でも人気作家でもあり、ちょうど2本の作品が映画化され公開が間もなくのせいか
とりあえず予約をし順番待ちをしているところ。届いたコレから。
主人公の若い男性が昔読んだ印象的な本について色々思い巡らせている時、たまたま
とある女性が自分のHP「レインツリーの国」でその本の感想を書いているのに行きあたる。
周辺にその本について語り合う友人を持ち合わせていなかった彼は感性が似ていながらも
自分とは少し違う視点で語られていることに感動してしまい思わずメールを送った。
期待していなかった返事が翌日返ってきて、よさげな感触。
その日からは濃密なやり取りがなされ、メールでは冗談も言い合うまでに。
当然、直接会って話をしたいと彼が意を決して申し入れるが、彼女の反応がピタリと止む。

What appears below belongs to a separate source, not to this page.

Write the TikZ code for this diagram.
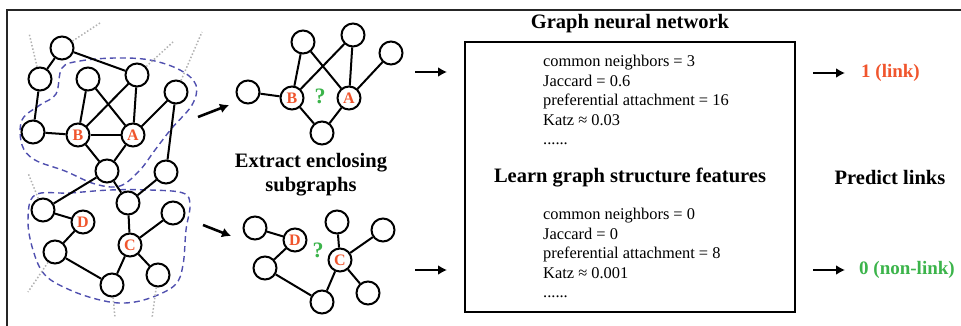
\documentclass[tikz,border=0pt]{standalone}
\usepackage{fontspec}
\setmainfont{Liberation Serif}
\usetikzlibrary{arrows.meta}
\pgfdeclarelayer{background}
\pgfsetlayers{background,main}
\definecolor{labelred}{RGB}{240,85,45}
\definecolor{labelgreen}{RGB}{60,180,75}
\definecolor{hullblue}{RGB}{80,80,175}
\tikzstyle{vertex}=[draw, circle, line width=2pt, minimum size=23pt, inner sep=0pt,
  fill=white, text=labelred, font=\fontsize{16}{16}\selectfont\bfseries]
\tikzstyle{edge}=[draw, line width=2pt]
\tikzstyle{outer}=[draw, gray!60, line width=1.5pt, dotted]
\tikzstyle{hull}=[draw, hullblue, line width=1.4pt, dash pattern=on 6pt off 4pt]
\tikzstyle{line}=[draw, line width=2.6pt, -{Latex[length=9pt,width=10pt]}]
\tikzstyle{title}=[font=\fontsize{20.5}{24}\selectfont\bfseries, align=center]
\tikzstyle{result}=[anchor=west, inner sep=0pt, font=\fontsize{19}{22}\selectfont\bfseries]
\tikzstyle{features}=[anchor=north west, inner sep=0pt, align=left,
  font=\fontsize{16.4}{19.5}\selectfont]
\tikzstyle{guess}=[text=labelgreen, font=\fontsize{22}{22}\selectfont\bfseries]
\newcommand{\vtx}[2]{node (#1) [vertex] {#2}}

\begin{document}
\begin{tikzpicture}[x=1pt,y=-1pt]
\useasboundingbox (0,0) rectangle (961,326);
\draw[gray!30!black, line width=1.5pt] (7,326) -- (7,10) -- (961,10);

% Draw the whole graph
\path (62,48)   \vtx{g1}{};
\path (40,79)   \vtx{g2}{};
\path (88,79)   \vtx{g3}{};
\path (137,75)  \vtx{g4}{};
\path (176,92)  \vtx{g5}{};
\path (33,132)  \vtx{g6}{};
\path (78,135)  \vtx{gB}{B};
\path (133,135) \vtx{gA}{A};
\path (107,171) \vtx{g7}{};
\path (166,172) \vtx{g8}{};
\path (43,210)  \vtx{g9}{};
\path (83,222)  \vtx{gD}{D};
\path (128,203) \vtx{g10}{};
\path (173,213) \vtx{g11}{};
\path (130,245) \vtx{gC}{C};
\path (55,252)  \vtx{g12}{};
\path (158,275) \vtx{g13}{};
\path (112,285) \vtx{g14}{};

\path [edge] (g1) -- (g2);
\path [edge] (g1) -- (g4);
\path [edge] (g2) -- (g6);
\path [edge] (g6) -- (gB);
\path [edge] (gB) -- (gA);
\path [edge] (gB) -- (g3);
\path [edge] (g3) -- (gA);
\path [edge] (gB) -- (g4);
\path [edge] (g4) -- (gA);
\path [edge] (gA) -- (g5);
\path [edge] (g5) -- (g8);
\path [edge] (gB) -- (g7);
\path [edge] (gA) -- (g7);
\path [edge] (g7) -- (g9);
\path [edge] (g7) -- (g10);
\path [edge] (g8) -- (g10);
\path [edge] (g10) -- (gC);
\path [edge] (gC) -- (g11);
\path [edge] (gC) -- (g13);
\path [edge] (gC) -- (g14);
\path [edge] (g9) -- (gD);
\path [edge] (gD) -- (g12);
\path [edge] (g12) -- (g14);

% Rest of the network (dotted)
\coordinate (o1) at (100,23);
\coordinate (o2) at (29,33);
\coordinate (o3) at (173,42);
\coordinate (o4) at (202,32);
\coordinate (o5) at (28,173);
\coordinate (o6) at (28,292);
\coordinate (o7) at (115,318);
\coordinate (o8) at (152,318);
\path [outer] (g1) -- (o1);
\path [outer] (g2) -- (o2);
\path [outer] (g4) -- (o3);
\path [outer] (g5) -- (o4);
\path [outer] (g9) -- (o5);
\path [outer] (g12) -- (o6);
\path [outer] (g14) -- (o7);
\path [outer] (g13) -- (o8);

% Enclosing regions
\begin{pgfonlayer}{background}
  \path [hull] plot [smooth cycle, tension=0.6] coordinates {(62,68) (80,61)
    (115,58) (150,60) (180,70) (196,85) (192,105) (172,128) (155,150)
    (140,170) (120,186) (95,184) (65,171) (35,160) (22,145) (22,120)
    (40,105) (56,94)};
  \path [hull] plot [smooth cycle, tension=0.6] coordinates {(35,195)
    (70,193) (110,190) (150,190) (183,193) (190,205) (186,230) (183,265)
    (175,285) (150,298) (125,303) (100,300) (70,290) (45,275) (33,250)
    (28,220)};
\end{pgfonlayer}

% Extracted subgraphs
\path (248,92)  \vtx{s1}{};
\path (292,98)  \vtx{sB}{B};
\path (303,42)  \vtx{s2}{};
\path (353,35)  \vtx{s3}{};
\path (391,53)  \vtx{s4}{};
\path (349,98)  \vtx{sA}{A};
\path (322,133) \vtx{s5}{};
\path (320,96) node (sq) [guess] {?};
\path [edge] (s1) -- (sB);
\path [edge] (sB) -- (s2);
\path [edge] (s2) -- (sA);
\path [edge] (sB) -- (s3);
\path [edge] (s3) -- (sA);
\path [edge] (sA) -- (s4);
\path [edge] (sB) -- (s5);
\path [edge] (sA) -- (s5);

\path (255,228) \vtx{t1}{};
\path (295,240) \vtx{tD}{D};
\path (265,268) \vtx{t2}{};
\path (322,302) \vtx{t3}{};
\path (340,260) \vtx{tC}{C};
\path (337,222) \vtx{t4}{};
\path (383,230) \vtx{t5}{};
\path (368,293) \vtx{t6}{};
\path (318,250) node (tq) [guess] {?};
\path [edge] (t1) -- (tD);
\path [edge] (tD) -- (t2);
\path [edge] (t2) -- (t3);
\path [edge] (t3) -- (tC);
\path [edge] (tC) -- (t4);
\path [edge] (tC) -- (t5);
\path [edge] (tC) -- (t6);

\path (311,175) node (extract) [title] {Extract enclosing\\subgraphs};

% Graph neural network
\path (630,177) node (gnn) [draw, line width=2.8pt, minimum width=330pt,
  minimum height=270pt] {};
\path (630,24) node (gnntitle) [title] {Graph neural network};
\path (630,178) node (learn) [title] {Learn graph structure features};
\path (543,55) node (feat1) [features] {common neighbors = 3\\Jaccard = 0.6\\
  preferential attachment = 16\\Katz ≈ 0.03\\......};
\path (543,208) node (feat2) [features] {common neighbors = 0\\Jaccard = 0\\
  preferential attachment = 8\\Katz ≈ 0.001\\......};

% Predictions
\path (861,73) node (pos) [result, text=labelred] {1 (link)};
\path (859,270) node (neg) [result, text=labelgreen] {0 (non-link)};
\path (890,177) node (predict) [title] {Predict links};

% Draw arrows
\coordinate (e1s) at (198,117); \coordinate (e1e) at (229,105);
\coordinate (e2s) at (203,225); \coordinate (e2e) at (231,236);
\coordinate (m1s) at (415,72);  \coordinate (m1e) at (447,72);
\coordinate (m2s) at (415,270); \coordinate (m2e) at (447,270);
\coordinate (r1s) at (813,73);  \coordinate (r1e) at (845,73);
\coordinate (r2s) at (813,270); \coordinate (r2e) at (845,270);
\path [line] (e1s) -- (e1e);
\path [line] (e2s) -- (e2e);
\path [line] (m1s) -- (m1e);
\path [line] (m2s) -- (m2e);
\path [line] (r1s) -- (r1e);
\path [line] (r2s) -- (r2e);
\end{tikzpicture}
\end{document}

…と、まぁ、なかなかにドキドキする展開で一気に読ませる。
ネットだけで繋がっている危うさと脆さ、でもその熱っぽさ。あぁ、身に覚えが(笑)
限られた登場人物に的を絞っている分、そのやり取りにこちらも浮いたり沈んだり。
恋愛物語ではあるけれど通り一遍ではないことが途中でわかる。
本音の部分で共感できたところが「他人の痛みはやはりわからない」ということ。
そう、私も常々そう感じているので。
子供には「ひとの身になって考えろ」とか言うけど、ねぇ。
どれだけ想像力を駆使しても、自分が今苦しんでいることが第一にきてしまう。
そのことに関しては苛まれもするし、腹立たしくもあるし、あーあと思う。
だから比較論は無意味なのだろうけれど…。
「自分が一番かわいい」のとは少しだけ意味合いが違う。(ということにして下さい)

過不足なく伝え、過不足なく想像できるようにしたい。
この本は、そういう意味でも多くの情報を含んでおりました。どちら側にとっても。